Ke$ha is about pleasure, often consequence-free, certainly debauched. While Lady Gaga annoys with her didactic streak, condescending to tell us all how to feel about myriad social issues, Ke$ha is refreshingly devoid of social context. We suffered through three decades of Madonna so that we could have someone like Ke$ha—a raging id who gender-fucks without the entire weight of Judith Butler's bibliography suffocating the endeavor, who can tell her cheating ex "suck my dick" on "Thinking of You" and have it register heartbreak as much as female machismo.
Warrior is, as follows, an experience of pure revelry. Perhaps Ke$ha compounds socials ills; perhaps she comments upon them. If the Teen Mom generation actually followed Ke$ha's advice, it wouldn't exist. Ke$ha would never allow some beer-swilling Peter Pan to knock her up.

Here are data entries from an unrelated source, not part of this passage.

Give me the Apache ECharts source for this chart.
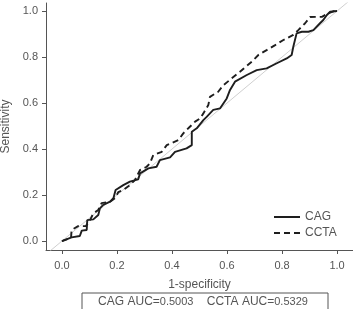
<!DOCTYPE html>
<html>
<head>
<meta charset="utf-8">
<script src="https://cdn.jsdelivr.net/npm/echarts@6/dist/echarts.min.js"></script>
<style>
  html, body { margin: 0; padding: 0; background: #fff; }
  #chart { width: 353px; height: 309px; }
</style>
</head>
<body>
<div id="chart"></div>
<script>
// ROC points: [1-specificity, sensitivity]
var cagRoc = [
  [0, 0], [0.035, 0.016], [0.065, 0.022], [0.072, 0.045], [0.09, 0.048], [0.092, 0.091],
  [0.114, 0.094], [0.132, 0.113], [0.138, 0.142], [0.15, 0.157], [0.175, 0.171], [0.187, 0.186],
  [0.195, 0.222], [0.223, 0.243], [0.247, 0.258], [0.277, 0.268], [0.284, 0.294], [0.314, 0.316],
  [0.344, 0.323], [0.356, 0.352], [0.393, 0.364], [0.411, 0.388], [0.453, 0.403], [0.472, 0.417],
  [0.472, 0.475], [0.49, 0.49], [0.514, 0.526], [0.526, 0.54], [0.55, 0.57], [0.575, 0.577],
  [0.599, 0.62], [0.611, 0.657], [0.629, 0.693], [0.672, 0.722], [0.708, 0.743], [0.744, 0.751],
  [0.781, 0.773], [0.817, 0.794], [0.835, 0.809], [0.841, 0.845], [0.853, 0.903], [0.872, 0.91],
  [0.896, 0.91], [0.914, 0.917], [0.938, 0.947], [0.95, 0.961], [0.963, 0.983], [0.975, 0.997],
  [1, 1]
];
var cctaRoc = [
  [0, 0], [0.017, 0.007], [0.033, 0.013], [0.035, 0.048], [0.059, 0.065], [0.087, 0.065],
  [0.102, 0.091], [0.114, 0.12], [0.132, 0.135], [0.144, 0.165], [0.175, 0.171], [0.193, 0.187],
  [0.205, 0.213], [0.223, 0.222], [0.247, 0.243], [0.265, 0.265], [0.284, 0.309], [0.308, 0.323],
  [0.32, 0.338], [0.332, 0.374], [0.363, 0.388], [0.381, 0.417], [0.423, 0.439], [0.441, 0.468],
  [0.465, 0.497], [0.484, 0.519], [0.502, 0.533], [0.514, 0.555], [0.532, 0.591], [0.538, 0.627],
  [0.568, 0.649], [0.587, 0.678], [0.617, 0.707], [0.647, 0.736], [0.69, 0.78], [0.714, 0.809],
  [0.744, 0.83], [0.775, 0.852], [0.805, 0.874], [0.841, 0.896], [0.859, 0.917], [0.884, 0.947],
  [0.902, 0.974], [0.945, 0.975], [0.968, 0.99], [0.989, 1], [1, 1]
];
var diagonal = [[-0.1, -0.1], [1.1, 1.1]];
var tickValues = [0, 0.2, 0.4, 0.6, 0.8, 1.0];
var seriesNames = ['CAG', 'CCTA'];
var aucText = ['CAG AUC=', '0.5003', 'CCTA AUC=', '0.5329'];

var font = '"Liberation Sans", Arial, sans-serif';
var grey = '#555';
var ink = '#1e1e1e';

var chart = echarts.init(document.getElementById('chart'));
var option = {
    animation: false,
    grid: { left: 46, right: 0, top: 3, bottom: 59, outerBoundsMode: 'none', containLabel: false },
    xAxis: {
        type: 'value',
        min: -0.058,
        max: 1.058,
        name: '1-specificity',
        nameLocation: 'middle',
        nameGap: 29,
        nameTextStyle: { color: grey, fontSize: 12, fontFamily: font },
        axisLine: { onZero: false, lineStyle: { color: grey, width: 1 } },
        axisTick: { customValues: tickValues, length: 4, lineStyle: { color: grey } },
        axisLabel: {
            customValues: tickValues,
            margin: 10,
            color: grey, fontSize: 11, fontFamily: font,
            formatter: function (v) { return v.toFixed(1); }
        },
        splitLine: { show: false }
    },
    yAxis: {
        type: 'value',
        min: -0.039,
        max: 1.035,
        name: 'Sensitivity',
        nameLocation: 'middle',
        nameGap: 30,
        nameTextStyle: { color: grey, fontSize: 12, fontFamily: font },
        axisLine: { show: true, onZero: false, lineStyle: { color: grey, width: 1 } },
        axisTick: { show: true, customValues: tickValues, length: 4, lineStyle: { color: grey } },
        axisLabel: {
            customValues: tickValues,
            margin: 8,
            color: grey, fontSize: 11, fontFamily: font,
            formatter: function (v) { return v.toFixed(1); }
        },
        splitLine: { show: false }
    },
    legend: {
        data: seriesNames,
        orient: 'vertical',
        left: 268,
        top: 206,
        itemWidth: 26,
        itemHeight: 14,
        itemGap: 4,
        itemStyle: { opacity: 0 },
        textStyle: { color: grey, fontSize: 12, fontFamily: font }
    },
    series: [
        {
            type: 'line',
            data: diagonal,
            symbol: 'none',
            silent: true,
            lineStyle: { color: '#cfcfcf', width: 1 },
            z: 1
        },
        {
            name: seriesNames[0],
            type: 'line',
            data: cagRoc,
            symbol: 'none',
            color: ink,
            lineStyle: { color: ink, width: 1.9 },
            z: 3
        },
        {
            name: seriesNames[1],
            type: 'line',
            data: cctaRoc,
            symbol: 'none',
            color: ink,
            lineStyle: { color: ink, width: 1.9, type: [6, 4] },
            z: 2
        }
    ],
    graphic: [
        {
            type: 'rect',
            shape: { x: 82, y: 293, width: 246, height: 30 },
            style: { fill: 'none', stroke: grey, lineWidth: 1 }
        },
        {
            type: 'text',
            x: 203,
            y: 302,
            style: {
                text: '{a|' + aucText[0] + '}{b|' + aucText[1] + '}{a|    ' + aucText[2] + '}{b|' + aucText[3] + '}',
                align: 'center',
                verticalAlign: 'middle',
                rich: {
                    a: { fontSize: 12, fill: grey, fontFamily: font },
                    b: { fontSize: 11, fill: grey, fontFamily: font }
                }
            }
        }
    ]
};
chart.setOption(option);
</script>
</body>
</html>
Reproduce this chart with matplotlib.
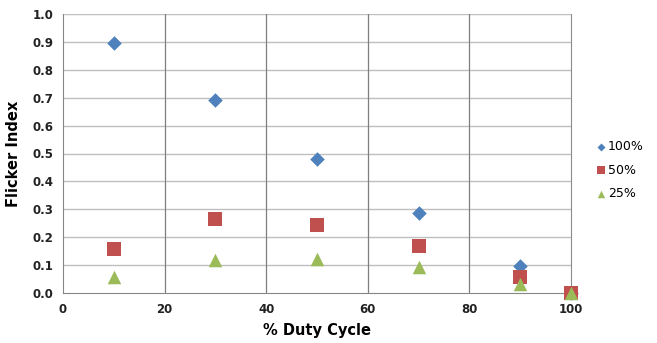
import matplotlib
matplotlib.use("Agg")
import matplotlib.pyplot as plt

duty_cycle = [10, 30, 50, 70, 90, 100]
flicker_100 = [0.897, 0.690, 0.480, 0.287, 0.096, 0.0]
flicker_50 = [0.156, 0.266, 0.245, 0.170, 0.058, 0.0]
flicker_25 = [0.058, 0.119, 0.123, 0.093, 0.033, 0.0]
series_labels = ["100%", "50%", "25%"]

plt.rcParams["font.family"] = ["DejaVu Sans"]

fig = plt.figure(figsize=(6.57, 3.43), dpi=100)
ax = fig.add_axes([63 / 657, 1 - 293 / 343, (571 - 63) / 657, (293 - 14) / 343])

ax.scatter(duty_cycle, flicker_100, marker="D", s=55, color="#4F81BD", label=series_labels[0],
           zorder=3, linewidths=0, clip_on=False)
ax.scatter(duty_cycle, flicker_50, marker="s", s=100, color="#C0504D", label=series_labels[1],
           zorder=3, linewidths=0, clip_on=False)
ax.scatter(duty_cycle, flicker_25, marker="^", s=95, color="#9BBB59", label=series_labels[2],
           zorder=4, linewidths=0, clip_on=False)

ax.set_xlim(0, 100)
ax.set_ylim(0, 1.0)
ax.set_xticks([0, 20, 40, 60, 80, 100])
ax.set_yticks([i / 10 for i in range(11)])
ax.set_yticklabels([f"{i / 10:.1f}" for i in range(11)])

# horizontal light gridlines
for i in range(1, 11):
    ax.axhline(i / 10, color="#BFBFBF", lw=1, zorder=1)
# vertical darker gridlines
for x in [20, 40, 60, 80]:
    ax.axvline(x, color="#7F7F7F", lw=0.9, zorder=1)

ax.spines["top"].set_visible(False)
ax.spines["right"].set_color("#8C8C8C")
ax.spines["left"].set_color("#868686")
ax.spines["bottom"].set_color("#868686")

ax.tick_params(length=0, pad=7, labelsize=8.5)
for lbl in ax.get_xticklabels() + ax.get_yticklabels():
    lbl.set_fontweight("bold")
    lbl.set_color("#222222")

ax.set_xlabel("% Duty Cycle", fontsize=10.5, fontweight="bold", labelpad=5)
ax.set_ylabel("Flicker Index", fontsize=10.5, fontweight="bold", labelpad=8)

leg = ax.legend(loc="center left", bbox_to_anchor=(1.037, 0.44), frameon=False,
                fontsize=9, handletextpad=0.05, markerscale=0.55,
                labelspacing=0.85, handlelength=1.0, borderaxespad=0)

fig.savefig("out.png", dpi=100)
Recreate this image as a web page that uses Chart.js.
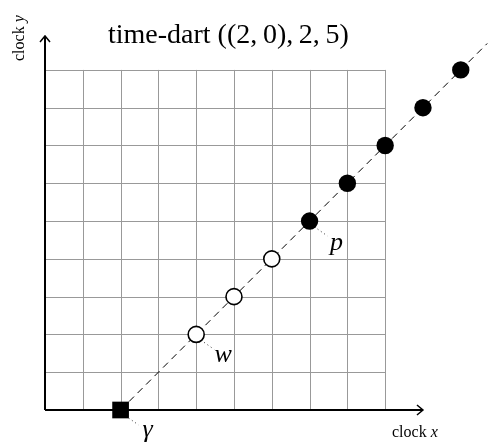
<!DOCTYPE html>
<html>
<head>
<meta charset="utf-8">
<script src="https://cdn.jsdelivr.net/npm/chart.js@4"></script>
<style>
  html, body { margin: 0; padding: 0; background: #fff; }
  #wrap { width: 491px; height: 448px; }
</style>
</head>
<body>
<div id="wrap"><canvas id="dart" width="491" height="448"></canvas></div>
<script>
// Data (clock x / clock y)
const gridTicks = [0, 1, 2, 3, 4, 5, 6, 7, 8, 9];
const startX = [2];
const startY = [0];
const openX = [4, 5, 6];
const openY = [2, 3, 4];
const filledX = [7, 8, 9, 10, 11];
const filledY = [5, 6, 7, 8, 9];
const lineX = [2, 11.7];
const lineY = [0, 9.7];
const axisEnd = [10, 9.9];

function pts(xs, ys) {
    return xs.map((x, i) => ({ x: x, y: ys[i] }));
}

const serif = '"Liberation Serif", "DejaVu Serif", serif';

// grid, axes with arrows, title, labels and dotted leaders
const decor = {
    id: 'decor',
    beforeDatasetsDraw(chart) {
        const ctx = chart.ctx;
        const sx = chart.scales.x, sy = chart.scales.y;
        const lo = gridTicks[0], hi = gridTicks[gridTicks.length - 1];
        const x0 = sx.getPixelForValue(0), y0 = sy.getPixelForValue(0);
        ctx.save();

        // grid
        ctx.strokeStyle = '#999';
        ctx.lineWidth = 1;
        ctx.beginPath();
        gridTicks.forEach(t => {
            const gx = Math.round(sx.getPixelForValue(t)) + 0.5;
            const gy = Math.round(sy.getPixelForValue(t)) + 0.5;
            ctx.moveTo(gx, sy.getPixelForValue(lo));
            ctx.lineTo(gx, sy.getPixelForValue(hi));
            ctx.moveTo(sx.getPixelForValue(lo), gy);
            ctx.lineTo(sx.getPixelForValue(hi), gy);
        });
        ctx.stroke();

        // axes
        const xe = sx.getPixelForValue(axisEnd[0]);
        const ye = sy.getPixelForValue(axisEnd[1]);
        ctx.strokeStyle = '#000';
        ctx.lineWidth = 2;
        ctx.beginPath();
        ctx.moveTo(x0, y0); ctx.lineTo(xe, y0);
        ctx.moveTo(x0, y0); ctx.lineTo(x0, ye);
        ctx.stroke();
        ctx.lineWidth = 1.5;
        ctx.beginPath();
        ctx.moveTo(xe - 6, y0 - 5); ctx.lineTo(xe, y0); ctx.lineTo(xe - 6, y0 + 5);
        ctx.moveTo(x0 - 5, ye + 6); ctx.lineTo(x0, ye); ctx.lineTo(x0 + 5, ye + 6);
        ctx.stroke();
        ctx.restore();
    },
    afterDraw(chart) {
        const ctx = chart.ctx;
        const sx = chart.scales.x, sy = chart.scales.y;
        ctx.save();
        ctx.fillStyle = '#000';
        ctx.textBaseline = 'alphabetic';

        // title
        ctx.font = '28px ' + serif;
        ctx.textAlign = 'left';
        ctx.fillText('time-dart ((2,\u20090),\u20092,\u20095)', 108, 43);

        // axis names
        ctx.textBaseline = 'middle';
        ctx.font = '16px ' + serif;
        ctx.fillText('clock ', 392, 433);
        let w = ctx.measureText('clock ').width;
        ctx.font = 'italic 16px ' + serif;
        ctx.fillText('x', 392 + w, 433);

        ctx.save();
        ctx.translate(20, 61);
        ctx.rotate(-Math.PI / 2);
        ctx.font = '16px ' + serif;
        ctx.fillText('clock ', 0, 0);
        w = ctx.measureText('clock ').width;
        ctx.font = 'italic 16px ' + serif;
        ctx.fillText('y', w, 0);
        ctx.restore();

        // point names with dotted leaders
        const names = [
            { t: 'w', x: openX[0], y: openY[0], dy: 21 },
            { t: 'p', x: filledX[0], y: filledY[0], dy: 22 },
            { t: '\u03b3', x: startX[0], y: startY[0], dy: 20 }
        ];
        names.forEach(n => {
            const px = sx.getPixelForValue(n.x), py = sy.getPixelForValue(n.y);
            ctx.strokeStyle = '#333';
            ctx.lineWidth = 1;
            ctx.setLineDash([1, 3]);
            ctx.beginPath();
            ctx.moveTo(px + 8, py + 8);
            ctx.lineTo(px + 18, py + 15);
            ctx.stroke();
            ctx.setLineDash([]);
            ctx.font = 'italic 26px ' + serif;
            ctx.textAlign = 'center';
            ctx.fillText(n.t, px + 27, py + n.dy);
        });
        ctx.restore();
    }
};

new Chart(document.getElementById('dart'), {
    type: 'scatter',
    data: {
        datasets: [
            {
                type: 'line',
                data: pts(lineX, lineY),
                borderColor: '#000',
                borderWidth: 1,
                borderDash: [7, 5],
                pointRadius: 0,
                fill: false,
                clip: false,
                order: 3
            },
            {
                data: pts(openX, openY),
                pointStyle: 'circle',
                pointRadius: 8,
                backgroundColor: '#fff',
                borderColor: '#000',
                borderWidth: 1.6,
                clip: false,
                order: 1
            },
            {
                data: pts(filledX, filledY),
                pointStyle: 'circle',
                pointRadius: 8.7,
                backgroundColor: '#000',
                borderColor: '#000',
                borderWidth: 0,
                clip: false,
                order: 1
            },
            {
                data: pts(startX, startY),
                pointStyle: 'rect',
                pointRadius: 11.8,
                backgroundColor: '#000',
                borderColor: '#000',
                borderWidth: 0,
                clip: false,
                order: 1
            }
        ]
    },
    options: {
        responsive: false,
        animation: false,
        layout: { autoPadding: false, padding: { left: 45, right: 0, top: 0, bottom: 38 } },
        plugins: {
            legend: { display: false },
            tooltip: { enabled: false }
        },
        scales: {
            x: { type: 'linear', display: false, min: 0, max: 11.8 },
            y: { type: 'linear', display: false, min: 0, max: 10.85 }
        }
    },
    plugins: [decor]
});
</script>
</body>
</html>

"Die Young," one of Warrior's standouts, is a clear manifesto of her celebrity. "Oh what a shame that you came here with someone," she sings, without a trace of snot-nosed callousness. So while you're here in my arms / Let's make the most of the night like we're gonna die young." It undercuts monogamy as an idea, giving the listener permission to lose herself in the moment with her object of desire. This album marks Ke$ha's transformation from bitter maenad to hustler-poet. She now gives a fuck, but that doesn't stop her from burning her way through the crowd.
Gaga spends all her time pandering to the gay male sensibility—Ke$ha is actually living it.